The Labour rules require 20% of the party's MPs to nominate a candidate. Corbyn only got that last time because some MPs thought a leftie should be on the paper even though they didn't support him. One of the MPs who later said they regretted it was the late Jo Cox (see https://www.theguardian.com/commentisfree/2016/may/06/jeremy-corbyn-leadership-labour-mps-elections). So presumably Corbyn would not pass this threshold. But apparently it is not 100% clear whether a sitting Labour leader needs to be nominated. According to the Guardian, the party has received conflicting legal advice on this point (see http://www.theguardian.com/politics/2016/jun/29/how-does-labour-appoint-a-leader). So Corbyn might be on the ballot paper anyway, as he has said he would stand again.
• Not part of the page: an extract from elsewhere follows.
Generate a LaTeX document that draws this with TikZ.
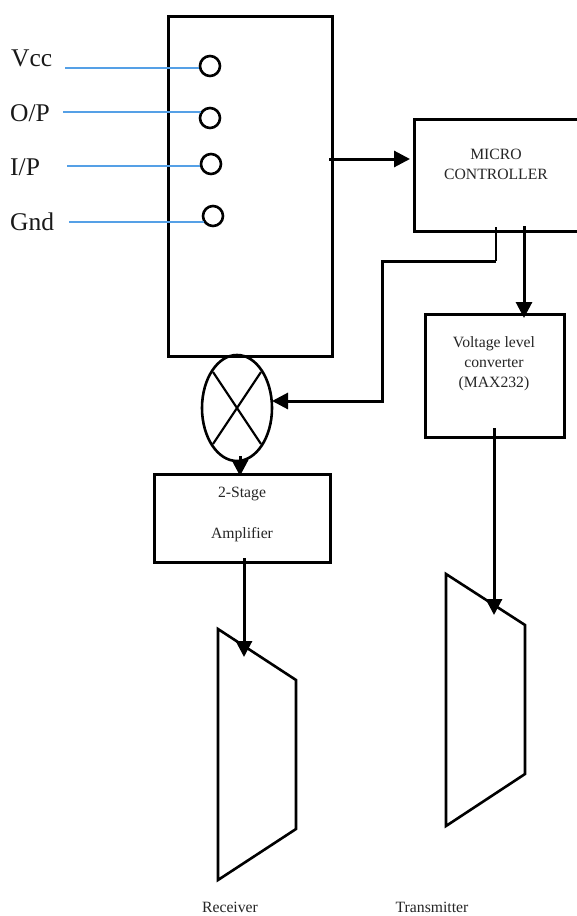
\documentclass[tikz,border=0pt]{standalone}
\usepackage{fontspec}
\setmainfont{Liberation Serif}
\usetikzlibrary{arrows.meta,shapes.geometric}
\tikzset{
  x=1pt,y=-1pt,
  blockbox/.style={draw,line width=3pt,inner sep=0pt,outer sep=0pt,anchor=north west,align=center},
  pinc/.style={circle,draw,line width=2.6pt,minimum size=20pt,inner sep=0pt},
  pinlabel/.style={font=\fontsize{25.5}{25.5}\selectfont,anchor=base west,inner sep=0pt,text=black!90},
  smalltext/.style={font=\fontsize{15.7}{20}\selectfont,align=center,text=black!85},
  pinline/.style={draw={rgb,255:red,85;green,160;blue,230},line width=1.1pt},
  conn/.style={line width=3pt,-{Triangle[length=16pt,width=16pt]}},
  thinconn/.style={line width=1.5pt},
  muxshape/.style={line width=2.6pt,line join=miter}
}
\begin{document}
\begin{tikzpicture}
\useasboundingbox (0,0) rectangle (576,916);
\path[fill=white] (0,0) rectangle (576,916);
\node[blockbox,minimum width=164pt,minimum height=340pt] (block) at (168,16) {};
\node[pinc] (p1) at (210,66) {};
\node[pinc] (p2) at (210,118) {};
\node[pinc] (p3) at (211,164) {};
\node[pinc] (p4) at (213,216) {};
\node[pinlabel] (l1) at (11,66) {Vcc};
\node[pinlabel] (l2) at (10,121) {O/P};
\node[pinlabel] (l3) at (10,175) {I/P};
\node[pinlabel] (l4) at (10,230) {Gnd};
\coordinate (s1) at (65,68);
\coordinate (s2) at (63,112);
\coordinate (s3) at (67,166);
\coordinate (s4) at (69,222);
\draw[pinline] (s1) -- (s1 -| p1.west);
\draw[pinline] (s2) -- (201,112);
\draw[pinline] (s3) -- (s3 -| p3.west);
\draw[pinline] (s4) -- (204,222);
\node[blockbox,minimum width=170pt,minimum height=112pt] (mc) at (414,119) {};
\node[smalltext] (mct) at (496,164) {MICRO\\CONTROLLER};
\node[blockbox,minimum width=139pt,minimum height=123pt] (vc) at (425,314) {};
\node[smalltext,anchor=north] (vct) at (494,333) {Voltage level\\converter\\(MAX232)};
\node[draw,ellipse,line width=2.6pt,minimum width=70pt,minimum height=106pt,inner sep=0pt] (mix) at (237,408) {};
\draw[line width=2.2pt] (213,372) -- (261,444) (261,372) -- (213,444);
\node[blockbox,minimum width=176pt,minimum height=88pt] (amp) at (154,474) {};
\node[smalltext] (ampt1) at (242,494) {2-Stage};
\node[smalltext] (ampt2) at (242,535) {Amplifier};
\draw[muxshape] (218,629) coordinate (ra) -- (296,680) -- (296,829) -- (218,880) -- cycle;
\draw[muxshape] (446,574) coordinate (ta) -- (525,625) -- (525,774) -- (446,826) -- cycle;
\node[font=\fontsize{15.7}{15.7}\selectfont,anchor=base,inner sep=0pt,text=black!85] (rx) at (230,912) {Receiver};
\node[font=\fontsize{15.7}{15.7}\selectfont,anchor=base,inner sep=0pt,text=black!85] (tx) at (432,912) {Transmitter};
\coordinate (b1) at (329,159);
\draw[conn] (b1) -- (410,159);
\coordinate (m1) at (496,227);
\coordinate (m2) at (496,261);
\coordinate (m3) at (382,261);
\coordinate (m4) at (382,401);
\draw[thinconn] (m1) -- (m2);
\draw[conn,line join=miter] (m2) -- (m3) -- (m4) -- (272,401);
\coordinate (m5) at (524,226);
\draw[conn] (m5) -- (524,318);
\coordinate (v1) at (494,428);
\draw[conn] (v1) -- (494,615);
\coordinate (e1) at (240,456);
\draw[conn] (e1) -- (240,476);
\coordinate (a1) at (244,558);
\draw[conn] (a1) -- (244,657);
\end{tikzpicture}
\end{document}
If there is a contest and Corbyn were on the ballot paper, then presumably all the £3 "registered supporters" associates would vote him back in. Whereupon the same Momentum groupies would then try to select alternative Parliamentary candidates to the current, anti-Corbyn MPs when the time comes.

This could be a fight to the death for the soul of the Labour party, every bit as much as the fight against Militant and the splintering off of the SDP.


1 comment:

  1. Yes Phil I agree your conclusions about Corbyn. The fight is to the death for the soul of the Labour Party. Personally, whilst not being a socialist I do think that Labour needs to be what it once was - a socialist party.

    It has always struck me as odd that Labour has been anything but a socialist party in living memory, the exception being the short period when Michael Foot ran it.
    Why it was all but a Christian Democrat party, in European terms, when Blair was running it!

    We already have two right wing parties in the Tories and UKIP. We have a left of centre Lib Dem Party (although there is room for it to be more left of centre in my view as a Lib Dem member) and a small socialist Green Party. Surely there is room for a mainstream socialist party in the UK? Yes I know the Scots have a social democrat/ nationalist party and the Welsh have a nationalist party too.

    So my conclusion is that whilst Corbyn is clearly not a leader of men and women he needs to stay until another socialist leader comes along and the Red Tories need to but out.